(Records with drawing code)
** Start **

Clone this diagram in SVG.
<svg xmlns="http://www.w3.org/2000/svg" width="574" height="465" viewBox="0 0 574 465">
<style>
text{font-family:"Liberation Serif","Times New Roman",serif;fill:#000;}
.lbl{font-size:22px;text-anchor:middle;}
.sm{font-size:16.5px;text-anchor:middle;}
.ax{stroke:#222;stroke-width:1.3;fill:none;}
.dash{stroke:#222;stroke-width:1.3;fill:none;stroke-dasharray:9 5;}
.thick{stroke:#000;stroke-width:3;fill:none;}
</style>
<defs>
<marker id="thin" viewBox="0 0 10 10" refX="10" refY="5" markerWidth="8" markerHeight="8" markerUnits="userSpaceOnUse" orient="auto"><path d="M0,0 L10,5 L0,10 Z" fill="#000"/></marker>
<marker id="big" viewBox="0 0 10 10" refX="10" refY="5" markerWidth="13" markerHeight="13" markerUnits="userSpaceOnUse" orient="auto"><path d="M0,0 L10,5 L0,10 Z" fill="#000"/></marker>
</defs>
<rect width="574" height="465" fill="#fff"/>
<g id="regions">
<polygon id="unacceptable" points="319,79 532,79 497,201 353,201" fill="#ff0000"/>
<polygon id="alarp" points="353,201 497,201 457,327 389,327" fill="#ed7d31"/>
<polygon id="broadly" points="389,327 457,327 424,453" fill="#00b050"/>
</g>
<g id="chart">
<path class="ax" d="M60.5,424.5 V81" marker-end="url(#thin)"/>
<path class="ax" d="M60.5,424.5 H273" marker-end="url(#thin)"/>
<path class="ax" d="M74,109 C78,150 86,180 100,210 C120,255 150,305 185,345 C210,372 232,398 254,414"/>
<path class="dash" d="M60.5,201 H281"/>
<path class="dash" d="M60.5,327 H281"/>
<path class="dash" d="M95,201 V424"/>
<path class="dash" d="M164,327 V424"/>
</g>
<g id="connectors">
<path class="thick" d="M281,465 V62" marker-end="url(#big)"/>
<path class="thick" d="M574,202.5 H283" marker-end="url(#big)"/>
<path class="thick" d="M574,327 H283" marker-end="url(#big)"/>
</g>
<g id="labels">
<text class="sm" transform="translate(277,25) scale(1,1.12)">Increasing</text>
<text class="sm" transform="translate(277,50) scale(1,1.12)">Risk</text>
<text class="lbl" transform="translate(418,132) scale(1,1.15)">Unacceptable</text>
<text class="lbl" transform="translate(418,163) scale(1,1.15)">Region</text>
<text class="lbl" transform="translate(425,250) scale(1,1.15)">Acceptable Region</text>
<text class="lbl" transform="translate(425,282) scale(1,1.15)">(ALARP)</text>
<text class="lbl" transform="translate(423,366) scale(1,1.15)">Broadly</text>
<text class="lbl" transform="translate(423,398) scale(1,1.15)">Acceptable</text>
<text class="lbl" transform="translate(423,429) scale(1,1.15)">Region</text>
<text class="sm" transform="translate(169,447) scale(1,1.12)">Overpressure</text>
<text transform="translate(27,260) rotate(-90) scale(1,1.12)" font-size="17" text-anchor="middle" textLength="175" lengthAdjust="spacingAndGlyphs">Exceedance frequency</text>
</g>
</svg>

** End **
** Start **

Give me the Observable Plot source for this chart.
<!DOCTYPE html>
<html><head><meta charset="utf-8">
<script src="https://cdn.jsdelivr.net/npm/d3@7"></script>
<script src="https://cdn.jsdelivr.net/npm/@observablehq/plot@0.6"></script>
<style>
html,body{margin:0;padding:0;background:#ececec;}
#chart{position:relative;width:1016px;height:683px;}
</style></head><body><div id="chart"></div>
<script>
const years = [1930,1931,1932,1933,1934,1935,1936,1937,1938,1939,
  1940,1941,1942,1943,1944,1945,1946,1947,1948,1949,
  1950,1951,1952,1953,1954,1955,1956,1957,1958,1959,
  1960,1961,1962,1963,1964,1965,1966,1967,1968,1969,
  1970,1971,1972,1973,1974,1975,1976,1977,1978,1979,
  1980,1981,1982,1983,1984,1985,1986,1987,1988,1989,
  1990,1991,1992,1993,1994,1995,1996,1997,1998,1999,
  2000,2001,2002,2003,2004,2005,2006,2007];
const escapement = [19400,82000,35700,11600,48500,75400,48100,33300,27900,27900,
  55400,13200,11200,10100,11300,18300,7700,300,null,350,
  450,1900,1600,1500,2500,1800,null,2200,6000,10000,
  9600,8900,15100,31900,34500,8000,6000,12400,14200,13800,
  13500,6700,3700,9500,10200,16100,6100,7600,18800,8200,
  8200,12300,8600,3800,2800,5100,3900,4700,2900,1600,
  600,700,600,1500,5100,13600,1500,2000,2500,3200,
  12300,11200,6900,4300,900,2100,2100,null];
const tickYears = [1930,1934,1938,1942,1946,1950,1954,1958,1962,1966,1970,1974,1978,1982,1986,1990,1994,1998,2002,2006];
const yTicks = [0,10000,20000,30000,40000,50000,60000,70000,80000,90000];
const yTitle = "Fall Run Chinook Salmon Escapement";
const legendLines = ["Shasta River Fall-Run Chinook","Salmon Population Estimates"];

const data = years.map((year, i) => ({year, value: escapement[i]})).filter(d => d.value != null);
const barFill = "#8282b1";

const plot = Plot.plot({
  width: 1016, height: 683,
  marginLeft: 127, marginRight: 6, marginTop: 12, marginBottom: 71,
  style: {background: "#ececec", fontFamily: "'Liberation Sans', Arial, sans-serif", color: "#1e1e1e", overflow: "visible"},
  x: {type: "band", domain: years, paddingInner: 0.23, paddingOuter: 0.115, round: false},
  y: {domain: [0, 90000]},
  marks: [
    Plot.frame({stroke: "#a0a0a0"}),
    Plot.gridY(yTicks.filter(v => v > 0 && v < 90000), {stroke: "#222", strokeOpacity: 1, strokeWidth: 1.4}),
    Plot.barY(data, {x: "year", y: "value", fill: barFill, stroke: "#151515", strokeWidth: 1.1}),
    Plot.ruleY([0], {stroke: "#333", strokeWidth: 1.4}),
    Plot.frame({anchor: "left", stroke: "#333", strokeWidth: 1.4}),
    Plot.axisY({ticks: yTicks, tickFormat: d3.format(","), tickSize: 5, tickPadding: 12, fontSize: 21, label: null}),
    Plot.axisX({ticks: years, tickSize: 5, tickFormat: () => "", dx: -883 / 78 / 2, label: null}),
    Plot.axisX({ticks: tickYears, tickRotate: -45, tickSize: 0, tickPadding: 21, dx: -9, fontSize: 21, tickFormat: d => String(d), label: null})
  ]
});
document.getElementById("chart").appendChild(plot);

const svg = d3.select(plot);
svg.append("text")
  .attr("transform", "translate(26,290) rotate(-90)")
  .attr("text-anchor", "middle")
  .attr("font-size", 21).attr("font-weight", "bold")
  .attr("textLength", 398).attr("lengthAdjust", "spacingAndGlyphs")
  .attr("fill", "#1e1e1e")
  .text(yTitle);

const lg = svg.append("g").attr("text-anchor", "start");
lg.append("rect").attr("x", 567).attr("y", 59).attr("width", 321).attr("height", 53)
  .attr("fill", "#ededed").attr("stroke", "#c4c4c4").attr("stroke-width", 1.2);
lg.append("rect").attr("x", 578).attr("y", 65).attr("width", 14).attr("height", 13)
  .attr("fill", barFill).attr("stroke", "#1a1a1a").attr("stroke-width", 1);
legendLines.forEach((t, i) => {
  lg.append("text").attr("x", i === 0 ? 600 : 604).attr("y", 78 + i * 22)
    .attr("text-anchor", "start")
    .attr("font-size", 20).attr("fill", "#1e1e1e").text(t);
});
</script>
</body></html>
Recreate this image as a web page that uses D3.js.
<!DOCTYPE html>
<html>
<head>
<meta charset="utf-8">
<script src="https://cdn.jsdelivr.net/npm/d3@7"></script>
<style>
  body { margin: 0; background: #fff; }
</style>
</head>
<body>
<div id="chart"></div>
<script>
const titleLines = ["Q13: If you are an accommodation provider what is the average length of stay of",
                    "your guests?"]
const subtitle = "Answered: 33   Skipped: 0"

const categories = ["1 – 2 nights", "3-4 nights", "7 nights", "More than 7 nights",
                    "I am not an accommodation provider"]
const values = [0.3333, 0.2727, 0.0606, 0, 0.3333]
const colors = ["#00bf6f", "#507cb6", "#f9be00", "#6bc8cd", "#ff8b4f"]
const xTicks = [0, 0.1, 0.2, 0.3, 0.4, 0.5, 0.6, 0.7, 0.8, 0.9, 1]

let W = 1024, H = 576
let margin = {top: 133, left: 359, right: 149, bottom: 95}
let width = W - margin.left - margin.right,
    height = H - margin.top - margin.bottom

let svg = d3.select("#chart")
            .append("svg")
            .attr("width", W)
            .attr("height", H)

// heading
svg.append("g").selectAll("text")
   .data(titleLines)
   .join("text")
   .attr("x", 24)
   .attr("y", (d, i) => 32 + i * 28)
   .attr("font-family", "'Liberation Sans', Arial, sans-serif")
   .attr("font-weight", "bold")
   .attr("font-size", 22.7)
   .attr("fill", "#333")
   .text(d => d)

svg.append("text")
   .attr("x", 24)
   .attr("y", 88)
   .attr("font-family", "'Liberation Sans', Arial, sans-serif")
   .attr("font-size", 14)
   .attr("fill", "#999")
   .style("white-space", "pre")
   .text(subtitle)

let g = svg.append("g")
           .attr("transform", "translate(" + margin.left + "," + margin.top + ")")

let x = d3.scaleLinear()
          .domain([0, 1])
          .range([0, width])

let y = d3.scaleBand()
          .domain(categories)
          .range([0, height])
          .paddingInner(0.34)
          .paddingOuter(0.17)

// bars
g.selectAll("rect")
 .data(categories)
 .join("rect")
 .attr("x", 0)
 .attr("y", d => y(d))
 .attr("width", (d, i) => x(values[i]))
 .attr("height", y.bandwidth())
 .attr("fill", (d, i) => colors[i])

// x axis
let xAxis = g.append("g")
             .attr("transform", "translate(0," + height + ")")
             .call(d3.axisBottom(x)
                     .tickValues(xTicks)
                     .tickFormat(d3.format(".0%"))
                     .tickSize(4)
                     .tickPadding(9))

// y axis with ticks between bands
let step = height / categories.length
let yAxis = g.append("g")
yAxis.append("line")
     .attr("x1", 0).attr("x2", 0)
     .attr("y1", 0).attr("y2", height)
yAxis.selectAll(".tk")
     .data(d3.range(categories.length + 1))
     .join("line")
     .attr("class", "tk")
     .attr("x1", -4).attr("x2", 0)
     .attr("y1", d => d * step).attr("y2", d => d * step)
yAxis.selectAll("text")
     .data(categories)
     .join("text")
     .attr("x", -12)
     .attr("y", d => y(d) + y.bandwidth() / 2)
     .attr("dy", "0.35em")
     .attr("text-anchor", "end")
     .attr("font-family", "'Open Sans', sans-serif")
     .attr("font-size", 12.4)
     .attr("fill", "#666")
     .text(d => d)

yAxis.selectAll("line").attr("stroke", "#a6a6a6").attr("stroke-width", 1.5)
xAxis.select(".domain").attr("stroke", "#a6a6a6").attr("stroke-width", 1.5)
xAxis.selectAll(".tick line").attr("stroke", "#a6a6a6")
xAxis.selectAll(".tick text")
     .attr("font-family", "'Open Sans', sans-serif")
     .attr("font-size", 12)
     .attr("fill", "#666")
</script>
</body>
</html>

** End **

- [WHAT THE TASK REQUIRES]:
Print only the run of lines that begins with the line containing "Recreate this image" and ends with the line containing "0.8, 0.9, 1]", both included, exactly as they read.

- [COMPLETE ANSWER]:
Recreate this image as a web page that uses D3.js.
<!DOCTYPE html>
<html>
<head>
<meta charset="utf-8">
<script src="https://cdn.jsdelivr.net/npm/d3@7"></script>
<style>
  body { margin: 0; background: #fff; }
</style>
</head>
<body>
<div id="chart"></div>
<script>
const titleLines = ["Q13: If you are an accommodation provider what is the average length of stay of",
                    "your guests?"]
const subtitle = "Answered: 33   Skipped: 0"

const categories = ["1 – 2 nights", "3-4 nights", "7 nights", "More than 7 nights",
                    "I am not an accommodation provider"]
const values = [0.3333, 0.2727, 0.0606, 0, 0.3333]
const colors = ["#00bf6f", "#507cb6", "#f9be00", "#6bc8cd", "#ff8b4f"]
const xTicks = [0, 0.1, 0.2, 0.3, 0.4, 0.5, 0.6, 0.7, 0.8, 0.9, 1]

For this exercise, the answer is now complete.